Back in more linux-oriented news, I upgraded to the full version of Rhat 7.1 last night (I'd be running the Wolverine beta for the longest time). I'm damn disappointed in our friends with the spiffy little fedoras. Inside the graphical installer, where there was once a nice, friendly (albeit it hard to read) description of the packages that were being installed flashing by as the system installed them, there's now a bunch of big, shiny, RedHat-logoized ads for various Rhat services such as their certification courses. Bleh! The marketing machine claims another vicitm. I honestly can't say that it wasn't entirely a surprise, but that doesn't really lessen the disappointment any. I need to poke around more to be sure nothing else has changed from the beta, but I don't think there are going to be too many differences.
Oof. Diary entry getting long-ish. More soon, hopefully.

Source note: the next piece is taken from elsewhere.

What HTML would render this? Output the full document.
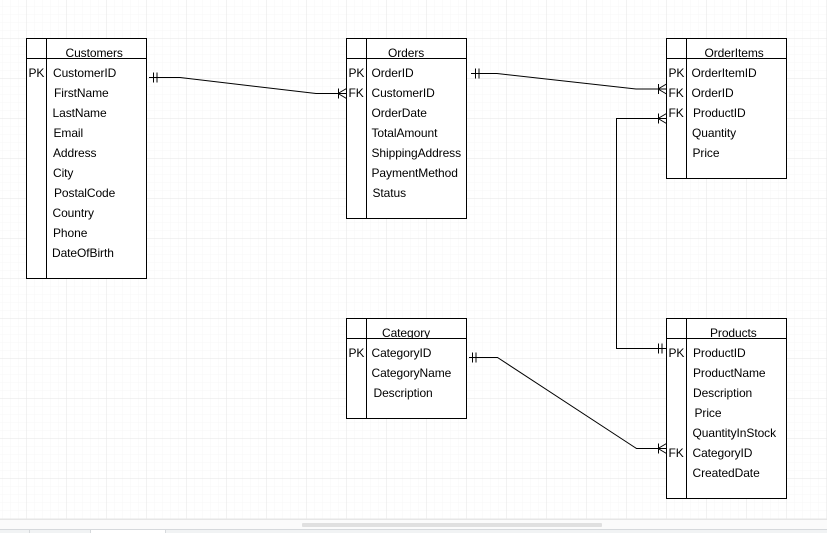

voltron's been busily hacking away at ithought, which seems a bit cleaner now. Unfortunately, it requires libxml2, which is surprisingly difficult to come by RPM-wise. RedHat's still floating around at 1.8.10, the "official" RPMs linked to off the libxml homepage don't exist, and the only reference ot them on rpmfind is to the Caldera Technology Preview from a year ago, and the source RPMs are b0rked. Looks like I may have to whip out those l33t rpm-building skillz I've been working on... *laugh*
Speaking of RPM, ahosey and I were discussing some problems he was having with a broken source RPM this week, and he asked how in the world getting a completely thrashed source RPM was possible (in this case, the Makefile was broken so that files were being installed in horribly incorrect locations and not in the temporary directory RPM uses for building the RPM). I pointed out the "-bs" flag, which is used to build _only_ the source RPM and does none of the actual processing the man page for RPM says it does. All -bs does is take a specfile, a tarball, and whatever patches you've specified and throws them together into a source RPM without bothering to do any processing or checking first. So, you could theoretically build a source RPM of the kernel with a 0-byte kernel source tarball in place of what's supposed to be there. Some interesting discussion ensued therein, with many cries of "That's _wrong_!" to be heard, with the general conclusion being that the "-bs" flag is, well, exactly it's namesake. :)
Caugh Denis Leary's new series (on ABC I think...) called "The Job". As a big Denis Leary fan, I was _really_ looking forward to seeing this, as it appeared to be tailor-made for him from the commercials. I was definitely not disappointed, as I spent almost the entire show laughing my ass off. Now I'm left hoping that it'll be a hit with more, hmm..., "normal" people than I so that it'll stay on TV for a nice long time.